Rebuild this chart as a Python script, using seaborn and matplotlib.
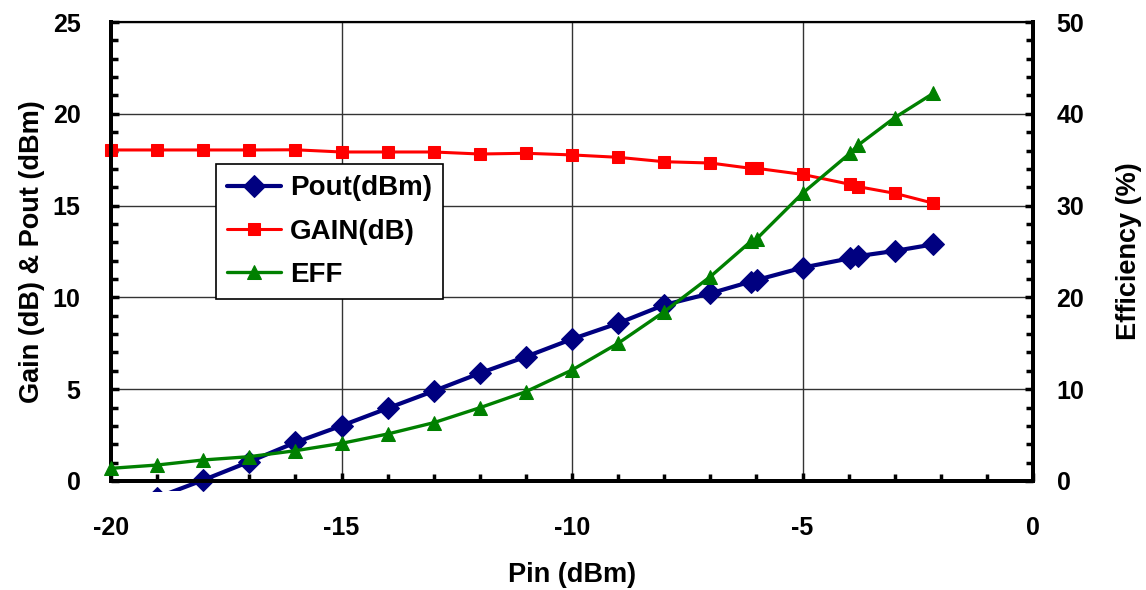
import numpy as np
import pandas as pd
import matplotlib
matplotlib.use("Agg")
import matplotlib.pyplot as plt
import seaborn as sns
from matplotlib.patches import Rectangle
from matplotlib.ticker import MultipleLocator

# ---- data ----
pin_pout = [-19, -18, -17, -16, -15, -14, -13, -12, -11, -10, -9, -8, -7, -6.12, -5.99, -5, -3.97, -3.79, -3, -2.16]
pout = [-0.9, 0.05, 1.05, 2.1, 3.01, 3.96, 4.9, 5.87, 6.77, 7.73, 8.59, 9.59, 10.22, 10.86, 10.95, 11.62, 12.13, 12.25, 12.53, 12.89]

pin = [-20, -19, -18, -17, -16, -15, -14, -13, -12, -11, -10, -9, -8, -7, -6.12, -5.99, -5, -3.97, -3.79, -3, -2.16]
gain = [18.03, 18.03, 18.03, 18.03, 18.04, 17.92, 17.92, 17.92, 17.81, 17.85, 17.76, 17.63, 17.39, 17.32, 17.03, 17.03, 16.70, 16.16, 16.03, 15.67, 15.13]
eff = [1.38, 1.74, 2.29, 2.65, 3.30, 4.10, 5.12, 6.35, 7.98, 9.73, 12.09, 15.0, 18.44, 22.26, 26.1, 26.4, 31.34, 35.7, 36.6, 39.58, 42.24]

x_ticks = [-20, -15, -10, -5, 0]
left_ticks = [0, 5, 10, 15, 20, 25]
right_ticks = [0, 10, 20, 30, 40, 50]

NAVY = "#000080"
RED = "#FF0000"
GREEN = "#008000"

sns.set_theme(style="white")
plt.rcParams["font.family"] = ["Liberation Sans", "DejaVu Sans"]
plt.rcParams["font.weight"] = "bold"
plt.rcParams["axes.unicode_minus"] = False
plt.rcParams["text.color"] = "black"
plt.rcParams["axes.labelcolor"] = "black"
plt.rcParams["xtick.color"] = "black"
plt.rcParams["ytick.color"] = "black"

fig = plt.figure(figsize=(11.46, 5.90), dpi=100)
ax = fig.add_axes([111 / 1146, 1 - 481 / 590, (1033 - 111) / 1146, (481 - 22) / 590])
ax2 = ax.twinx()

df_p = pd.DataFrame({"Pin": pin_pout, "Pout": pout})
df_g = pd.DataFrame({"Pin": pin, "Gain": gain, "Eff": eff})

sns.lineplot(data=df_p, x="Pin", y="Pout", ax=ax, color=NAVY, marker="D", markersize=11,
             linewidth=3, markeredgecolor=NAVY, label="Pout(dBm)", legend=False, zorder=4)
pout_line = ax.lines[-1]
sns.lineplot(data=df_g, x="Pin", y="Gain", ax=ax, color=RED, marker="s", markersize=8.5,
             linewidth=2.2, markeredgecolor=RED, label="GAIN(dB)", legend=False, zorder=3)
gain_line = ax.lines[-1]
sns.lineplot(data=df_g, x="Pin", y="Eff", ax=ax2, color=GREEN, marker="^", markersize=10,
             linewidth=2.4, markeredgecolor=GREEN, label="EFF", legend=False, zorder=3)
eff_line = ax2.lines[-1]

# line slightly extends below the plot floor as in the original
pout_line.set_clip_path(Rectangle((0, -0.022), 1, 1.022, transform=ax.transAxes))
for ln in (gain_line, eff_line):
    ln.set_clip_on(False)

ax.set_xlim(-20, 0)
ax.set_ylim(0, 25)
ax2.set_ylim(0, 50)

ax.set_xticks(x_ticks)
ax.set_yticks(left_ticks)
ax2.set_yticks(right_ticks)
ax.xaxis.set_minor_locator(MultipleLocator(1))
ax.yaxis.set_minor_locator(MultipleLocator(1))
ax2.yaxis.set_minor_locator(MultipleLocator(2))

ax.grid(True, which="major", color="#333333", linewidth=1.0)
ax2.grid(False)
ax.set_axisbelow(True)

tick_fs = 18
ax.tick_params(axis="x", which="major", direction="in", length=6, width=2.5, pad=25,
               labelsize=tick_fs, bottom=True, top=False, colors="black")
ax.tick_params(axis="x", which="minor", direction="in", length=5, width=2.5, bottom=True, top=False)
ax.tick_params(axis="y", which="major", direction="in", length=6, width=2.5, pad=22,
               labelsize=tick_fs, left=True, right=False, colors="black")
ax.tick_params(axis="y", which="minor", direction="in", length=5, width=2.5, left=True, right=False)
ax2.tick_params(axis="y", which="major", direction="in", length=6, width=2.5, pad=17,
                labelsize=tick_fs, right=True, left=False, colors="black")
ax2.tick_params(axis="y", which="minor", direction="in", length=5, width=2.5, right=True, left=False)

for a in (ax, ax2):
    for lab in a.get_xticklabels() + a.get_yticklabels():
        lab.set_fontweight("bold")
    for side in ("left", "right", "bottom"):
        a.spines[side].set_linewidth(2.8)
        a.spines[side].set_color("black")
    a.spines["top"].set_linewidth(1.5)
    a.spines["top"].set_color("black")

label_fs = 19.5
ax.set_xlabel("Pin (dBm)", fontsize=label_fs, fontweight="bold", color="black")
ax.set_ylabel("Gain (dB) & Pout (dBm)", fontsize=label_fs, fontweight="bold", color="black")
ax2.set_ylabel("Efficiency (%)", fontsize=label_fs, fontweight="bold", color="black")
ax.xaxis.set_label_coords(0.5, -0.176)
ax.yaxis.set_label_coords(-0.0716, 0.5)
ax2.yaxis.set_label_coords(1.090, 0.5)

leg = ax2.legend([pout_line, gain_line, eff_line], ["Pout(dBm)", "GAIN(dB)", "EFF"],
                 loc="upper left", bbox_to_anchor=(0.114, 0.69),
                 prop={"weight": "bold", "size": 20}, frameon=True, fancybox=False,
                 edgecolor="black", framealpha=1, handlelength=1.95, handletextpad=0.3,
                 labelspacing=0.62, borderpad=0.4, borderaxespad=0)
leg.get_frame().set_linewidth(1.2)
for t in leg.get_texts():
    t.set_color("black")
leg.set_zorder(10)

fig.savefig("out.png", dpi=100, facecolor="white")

◇ ◇ ◇

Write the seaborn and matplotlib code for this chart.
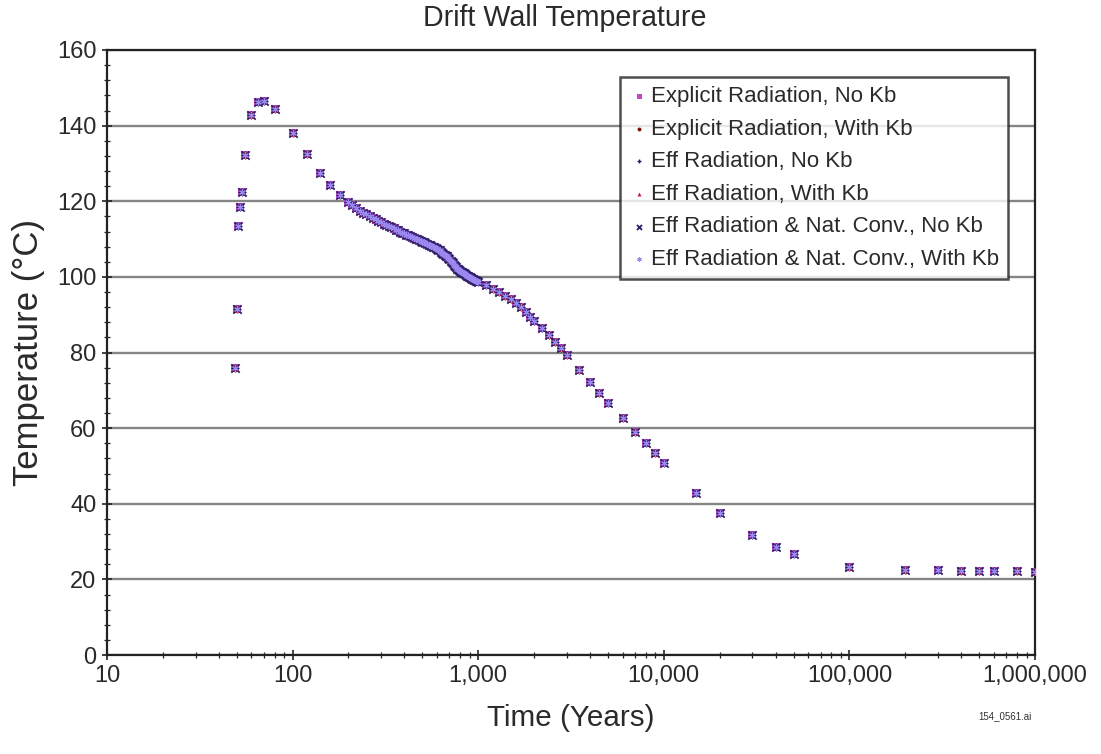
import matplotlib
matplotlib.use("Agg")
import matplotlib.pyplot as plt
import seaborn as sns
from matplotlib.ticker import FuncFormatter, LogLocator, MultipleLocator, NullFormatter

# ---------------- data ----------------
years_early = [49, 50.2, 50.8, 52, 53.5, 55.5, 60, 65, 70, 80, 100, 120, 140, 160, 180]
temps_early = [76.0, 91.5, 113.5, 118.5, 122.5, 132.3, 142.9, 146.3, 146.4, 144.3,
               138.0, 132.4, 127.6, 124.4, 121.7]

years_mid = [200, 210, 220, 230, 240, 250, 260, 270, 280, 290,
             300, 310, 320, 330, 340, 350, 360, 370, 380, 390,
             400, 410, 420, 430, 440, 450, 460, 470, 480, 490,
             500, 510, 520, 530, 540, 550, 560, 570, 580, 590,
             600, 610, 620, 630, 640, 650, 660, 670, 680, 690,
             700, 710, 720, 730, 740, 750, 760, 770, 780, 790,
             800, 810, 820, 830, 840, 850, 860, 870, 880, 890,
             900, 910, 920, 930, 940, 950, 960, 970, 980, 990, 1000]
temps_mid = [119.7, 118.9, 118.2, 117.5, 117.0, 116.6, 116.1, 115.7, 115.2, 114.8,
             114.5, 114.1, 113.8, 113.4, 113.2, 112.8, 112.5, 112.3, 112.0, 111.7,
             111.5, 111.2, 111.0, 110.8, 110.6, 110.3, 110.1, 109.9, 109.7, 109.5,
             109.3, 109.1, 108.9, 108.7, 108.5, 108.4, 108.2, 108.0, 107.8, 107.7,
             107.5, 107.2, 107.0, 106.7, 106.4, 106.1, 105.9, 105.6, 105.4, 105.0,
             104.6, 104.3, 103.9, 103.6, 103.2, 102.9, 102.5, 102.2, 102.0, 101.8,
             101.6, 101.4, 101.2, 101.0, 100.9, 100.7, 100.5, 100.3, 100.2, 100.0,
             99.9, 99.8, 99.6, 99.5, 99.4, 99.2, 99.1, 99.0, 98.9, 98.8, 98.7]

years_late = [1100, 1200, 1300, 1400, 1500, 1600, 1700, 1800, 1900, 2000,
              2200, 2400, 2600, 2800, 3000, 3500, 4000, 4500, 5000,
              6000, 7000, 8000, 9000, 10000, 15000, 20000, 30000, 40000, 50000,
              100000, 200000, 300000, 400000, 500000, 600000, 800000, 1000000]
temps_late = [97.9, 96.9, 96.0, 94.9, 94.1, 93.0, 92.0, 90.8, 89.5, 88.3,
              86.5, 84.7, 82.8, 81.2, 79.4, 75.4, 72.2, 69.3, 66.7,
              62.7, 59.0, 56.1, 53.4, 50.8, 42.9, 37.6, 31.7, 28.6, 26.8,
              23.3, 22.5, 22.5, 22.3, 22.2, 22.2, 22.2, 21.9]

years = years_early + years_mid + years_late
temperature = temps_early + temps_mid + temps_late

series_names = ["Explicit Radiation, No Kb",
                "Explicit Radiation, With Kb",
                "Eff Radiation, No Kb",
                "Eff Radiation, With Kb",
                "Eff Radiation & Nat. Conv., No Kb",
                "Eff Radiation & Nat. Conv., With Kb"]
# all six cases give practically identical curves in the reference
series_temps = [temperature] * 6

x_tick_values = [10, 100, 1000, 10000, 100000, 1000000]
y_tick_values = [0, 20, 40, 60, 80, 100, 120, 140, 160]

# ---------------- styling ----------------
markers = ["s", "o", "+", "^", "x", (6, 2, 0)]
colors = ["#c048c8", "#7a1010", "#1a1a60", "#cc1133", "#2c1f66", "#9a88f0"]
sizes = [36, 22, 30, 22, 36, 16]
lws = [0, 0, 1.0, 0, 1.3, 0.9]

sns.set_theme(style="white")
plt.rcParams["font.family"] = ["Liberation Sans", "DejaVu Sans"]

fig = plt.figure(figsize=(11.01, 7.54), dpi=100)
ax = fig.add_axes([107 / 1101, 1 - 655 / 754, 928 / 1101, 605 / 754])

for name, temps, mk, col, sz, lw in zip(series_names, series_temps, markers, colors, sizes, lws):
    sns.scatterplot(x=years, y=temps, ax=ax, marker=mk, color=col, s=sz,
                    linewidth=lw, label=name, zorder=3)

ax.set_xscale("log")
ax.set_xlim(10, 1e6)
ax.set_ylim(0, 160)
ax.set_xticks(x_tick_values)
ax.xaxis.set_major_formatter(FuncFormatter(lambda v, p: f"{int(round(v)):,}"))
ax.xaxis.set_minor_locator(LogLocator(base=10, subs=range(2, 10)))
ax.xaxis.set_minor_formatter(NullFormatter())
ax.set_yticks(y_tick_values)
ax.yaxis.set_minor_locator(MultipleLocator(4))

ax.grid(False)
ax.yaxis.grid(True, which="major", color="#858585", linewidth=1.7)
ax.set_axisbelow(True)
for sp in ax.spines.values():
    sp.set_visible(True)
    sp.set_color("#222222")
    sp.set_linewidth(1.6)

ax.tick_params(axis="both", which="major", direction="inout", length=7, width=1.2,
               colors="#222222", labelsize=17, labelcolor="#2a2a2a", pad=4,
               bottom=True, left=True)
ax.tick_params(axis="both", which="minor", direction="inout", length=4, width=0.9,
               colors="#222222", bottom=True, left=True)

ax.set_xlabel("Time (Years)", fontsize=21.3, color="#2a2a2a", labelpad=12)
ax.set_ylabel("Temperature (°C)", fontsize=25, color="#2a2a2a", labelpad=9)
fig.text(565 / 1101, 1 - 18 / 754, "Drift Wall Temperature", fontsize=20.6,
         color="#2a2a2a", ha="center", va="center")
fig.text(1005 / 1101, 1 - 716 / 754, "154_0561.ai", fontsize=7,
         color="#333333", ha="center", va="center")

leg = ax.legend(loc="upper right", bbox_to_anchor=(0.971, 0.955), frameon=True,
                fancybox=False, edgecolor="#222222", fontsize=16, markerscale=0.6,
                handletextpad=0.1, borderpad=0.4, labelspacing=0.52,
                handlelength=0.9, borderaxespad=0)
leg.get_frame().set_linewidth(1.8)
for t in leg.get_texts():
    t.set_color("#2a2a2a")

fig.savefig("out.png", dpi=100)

◇ ◇ ◇

• **Aim**: Among the records above, locate the line containing "Rebuild this chart" and the line containing "from matplotlib.ticker import MultipleLocator", then transcribe exactly the lines starting at the first and ending at the second, with no pictures.

• **Answer for the task**:
Rebuild this chart as a Python script, using seaborn and matplotlib.
import numpy as np
import pandas as pd
import matplotlib
matplotlib.use("Agg")
import matplotlib.pyplot as plt
import seaborn as sns
from matplotlib.patches import Rectangle
from matplotlib.ticker import MultipleLocator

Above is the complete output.